Concerns about Chinese views on U.S.-Taiwan relations under the Trump administration generate conflicting perceptions. Who thinks what?
Incoming U.S. president-elect Donald Trump in recent weeks has signaled revisions in U.S.-Taiwan relations, both in “the call” with Taiwanese President Tsai Ing-wen in December and later with his raising the possibility of reconsidering the “One China” policy. Despite a flurry of debate regarding how these actions will potentially change Sino-American relations, or at the very least how China may respond, missing from much of this discussion is consideration of Taiwanese public opinion. According to one survey, a majority of Taiwanese approved of Trump’s call to Tsai Ing-wen. Yet surveys so far have not directly assessed to what extent Taiwanese favor increased relations with the U.S., especially if such relations heighten tensions with China.
We wanted to test to what extent Taiwanese public opinion on U.S.-Taiwan relations under Trump was conditional on the expectations of China’s response. Through a web survey conducted via PollcracyLab on December 9-15, 2016, we randomly assigned 601 people to receive one of the following statements to evaluate on a five-point scale (1= strongly oppose, 5 = strongly agree).
Version 1: The Trump administration should increase its cooperation with Taiwan.
Version 2: Even if this provokes China, the Trump administration should increase its cooperation with Taiwan.
The survey found very little difference between average rates across the two versions (3.96 for Version 1, 3.92 for Version 2).
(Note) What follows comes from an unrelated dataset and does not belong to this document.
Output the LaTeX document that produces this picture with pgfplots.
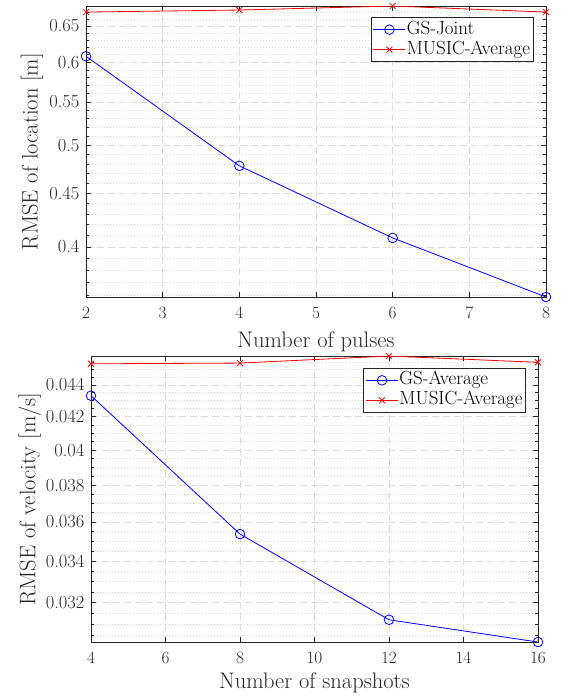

However, we found weakly statistically significant differences when subgroups were analyzed. Those who voted for the Kuomintang’s (KMT) Eric Chu in the January 2016 presidential election were less likely to agree with the increasing cooperation when receiving the second version (3.73 vs. 3.44). In contrast, those who voted for Tsai Ing-wen were more likely to support increased relations in the second version (4.17 vs. 4.33 respectively). The same pattern was observed when comparing supporters of pan-blue coalition parties (KMT, People First Party, New Party) against pan green supporters (Democratic Progressive Party, Taiwan Solidarity Union, New Power Party).
What does this mean? The KMT and its pan blue partners have long pushed for improved relations with China and the Ma Ying-jeou administration (2008-2016) focused on cross-strait stability. Thus lower support among blue supporters in Version 2 is consistent with expectations. That Tsai voters and pan-green identifiers in general would be less concerned with China’s response similarly falls within conventional expectations.
Experimental surveys are snapshots and perceptions were likely influenced temporarily by the Trump’s unexpected statements. Typical caveats aside, the results suggest that concerns about Chinese views on U.S.-Taiwan relations under the Trump administration generate conflicting perceptions based on electoral politics, distinctions that both Taiwanese and Chinese officials may wish to encourage for their own purposes.